The Anna Pigeon mystery series was a favorite of mine many years ago, but over time I fell out of love with the books and found them dark, draggy and depressing. Sometimes I’m tempted to pick up a Nevada Barr book at the library, but mostly I skip them and go for the other mystery authors I love — P.D. James, J.D. Robb, Anne Perry and the like.
Until this book.
I saw it in a discount book catalog and decided I’d give it a try. It was cheap. It was a paperback. How bad could it be?
Turns out…it was great.
The Anna Pigeon mystery series focused on National Park Service law enforcement officer Anna, a former New York City stage manager who left the footlights for starlight in the canyon lands out west when her husband was struck and killed a taxi cab. The back story is doled out in dribs and drabs throughout the series, until this book. This book is the back story, and frankly, it’s a heck of a lot better than any of Barr’s latest books.

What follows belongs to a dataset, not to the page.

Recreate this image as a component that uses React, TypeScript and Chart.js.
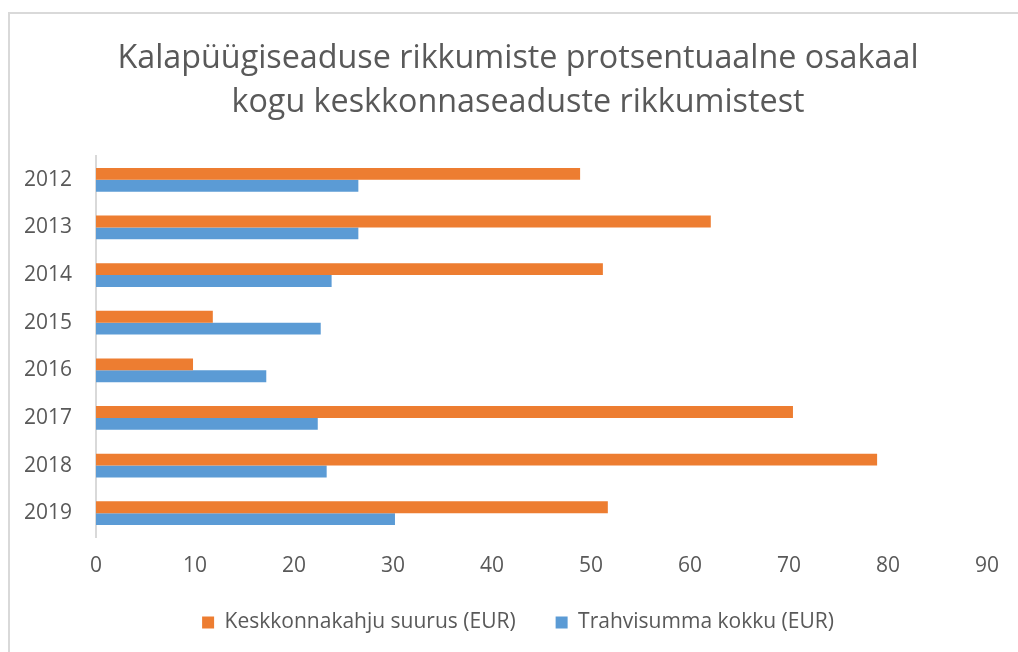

In this story, we begin when Anna is still raw from losing Zach. She’s fled New York City on a cliched Greyhound bus, departing for Arizona “just because.” She wants to get away from the city and memories of her husband. She takes a job cleaning up human waste on the beach. Yuck. Talk about the worst job you can have….the recreation area is a favorite spot for rich people and party boats, and folks camp illegally on its shores, pooping with abandon. Anna’s job, under the watchful eye of Jenny, her roommate and boss, is to clean up the messes left behind by others. Jenny takes water samples to ensure swimmer safety.
Quickly we are thrust into the mystery. Anna awakens in something called a solution hole — a sort of cave with a narrow, chimney-like opening from which she cannot escape without a ladder. Her head is pounding and she is naked. Someone has carved the word, “Whore” on her inner thigh and left her without food, water or clothing.
She vaguely remembers going out for a hike on her day off and coming across a group of college boys trying to rape a college girl, a group from one of the party boats. The boys pursued Anna and that’s the last thing she remembers. Gradually, the tale unfolds, and we struggle along with Anna to survive in the worst possible conditions. Someone Anna dubs “the monster” drops drugged water in a canteen to her, along with meager amounts of food, but it is not until a little skunk kit is chased by coyotes into the hole that Anna determines a plan of escape.
She does escape (although I won’t tell you how) but missed death another time when she and her roommate, Jenny, are caught in frigid waters with rock walls; someone steals their ladder and prevents escape. Gradually we come to realize it’s another park ranger, but who? Regis or his creepy wife, Bethy?
I won’t tell you the answer, but suffice to say that until the end, I really enjoyed the book. I was a bit disappointed that the end did not hold a definite answer to the “who done it” or perhaps I just missed it.
The Rope by Nevada Barr is worth ever penny and a great late-summer book to take to the beach, the pool, or read while relaxing.